Each line from the top of the listing through the one holding "plt.rcParams['font.family'] = ['Lato', 'DejaVu" should be restated word for word, with nothing added and no pictures.

Dataset extract:
* Start *
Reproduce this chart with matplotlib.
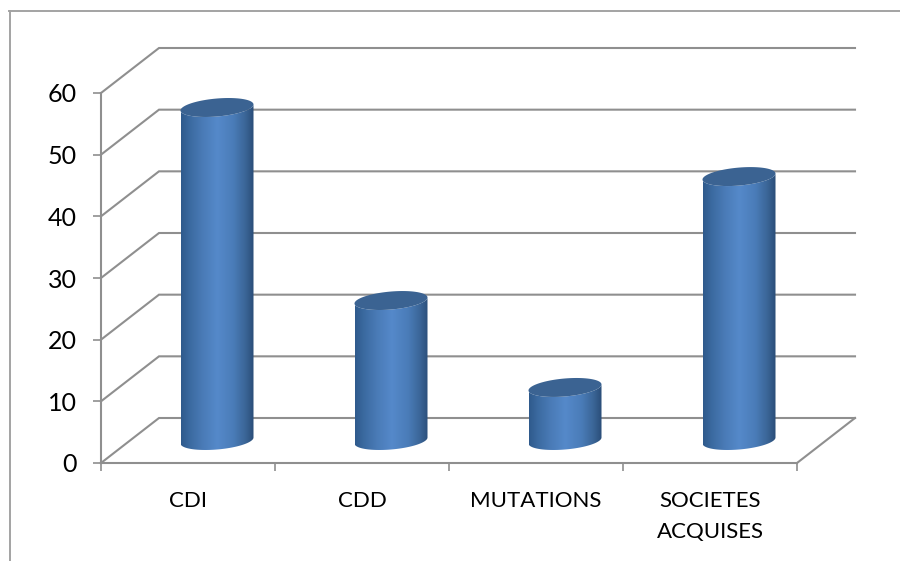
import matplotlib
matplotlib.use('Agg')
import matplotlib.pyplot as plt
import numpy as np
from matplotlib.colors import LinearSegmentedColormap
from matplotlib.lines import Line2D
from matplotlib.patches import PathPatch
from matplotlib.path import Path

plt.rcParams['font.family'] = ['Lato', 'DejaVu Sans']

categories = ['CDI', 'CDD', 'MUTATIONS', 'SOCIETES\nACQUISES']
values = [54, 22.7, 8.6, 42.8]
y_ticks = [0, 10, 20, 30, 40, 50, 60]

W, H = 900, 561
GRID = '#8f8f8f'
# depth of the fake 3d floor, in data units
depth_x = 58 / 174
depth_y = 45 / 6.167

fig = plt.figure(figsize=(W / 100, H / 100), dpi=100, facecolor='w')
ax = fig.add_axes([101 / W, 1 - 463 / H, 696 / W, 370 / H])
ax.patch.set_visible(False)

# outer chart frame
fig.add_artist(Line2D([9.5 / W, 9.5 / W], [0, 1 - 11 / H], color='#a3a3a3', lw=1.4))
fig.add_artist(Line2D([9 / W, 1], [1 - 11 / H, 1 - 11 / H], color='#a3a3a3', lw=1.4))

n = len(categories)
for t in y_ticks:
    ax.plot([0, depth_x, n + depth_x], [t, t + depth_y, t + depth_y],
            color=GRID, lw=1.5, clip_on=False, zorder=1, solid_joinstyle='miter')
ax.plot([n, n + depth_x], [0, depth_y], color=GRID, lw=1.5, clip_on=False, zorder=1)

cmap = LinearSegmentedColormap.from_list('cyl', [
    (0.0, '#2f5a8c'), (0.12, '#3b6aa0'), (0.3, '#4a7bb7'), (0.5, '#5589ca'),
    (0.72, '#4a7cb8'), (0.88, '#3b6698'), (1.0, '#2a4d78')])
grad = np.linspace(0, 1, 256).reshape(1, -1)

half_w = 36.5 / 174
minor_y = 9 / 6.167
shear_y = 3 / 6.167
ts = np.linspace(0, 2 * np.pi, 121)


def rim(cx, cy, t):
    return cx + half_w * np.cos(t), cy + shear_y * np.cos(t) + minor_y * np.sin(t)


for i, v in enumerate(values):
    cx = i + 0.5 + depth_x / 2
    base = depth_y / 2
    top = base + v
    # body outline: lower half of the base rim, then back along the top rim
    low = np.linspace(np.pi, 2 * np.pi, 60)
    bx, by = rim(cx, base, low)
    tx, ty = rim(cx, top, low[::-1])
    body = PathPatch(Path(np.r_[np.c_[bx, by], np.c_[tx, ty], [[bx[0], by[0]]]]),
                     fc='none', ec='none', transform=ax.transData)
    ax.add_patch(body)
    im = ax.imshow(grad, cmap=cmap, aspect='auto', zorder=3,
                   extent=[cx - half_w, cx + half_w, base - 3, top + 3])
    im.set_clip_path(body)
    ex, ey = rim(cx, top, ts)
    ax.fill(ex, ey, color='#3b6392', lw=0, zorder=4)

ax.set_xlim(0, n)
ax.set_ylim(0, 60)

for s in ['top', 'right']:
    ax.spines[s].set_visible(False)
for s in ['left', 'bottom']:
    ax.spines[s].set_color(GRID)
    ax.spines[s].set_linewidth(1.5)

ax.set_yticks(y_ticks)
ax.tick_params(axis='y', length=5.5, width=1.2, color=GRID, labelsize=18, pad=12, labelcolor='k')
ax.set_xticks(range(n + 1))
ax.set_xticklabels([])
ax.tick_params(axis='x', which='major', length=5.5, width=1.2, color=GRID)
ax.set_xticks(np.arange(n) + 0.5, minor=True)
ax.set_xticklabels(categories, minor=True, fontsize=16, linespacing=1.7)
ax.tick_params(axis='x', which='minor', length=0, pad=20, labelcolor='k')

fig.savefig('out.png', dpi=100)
* End *
Written solution:
Reproduce this chart with matplotlib.
import matplotlib
matplotlib.use('Agg')
import matplotlib.pyplot as plt
import numpy as np
from matplotlib.colors import LinearSegmentedColormap
from matplotlib.lines import Line2D
from matplotlib.patches import PathPatch
from matplotlib.path import Path

plt.rcParams['font.family'] = ['Lato', 'DejaVu Sans']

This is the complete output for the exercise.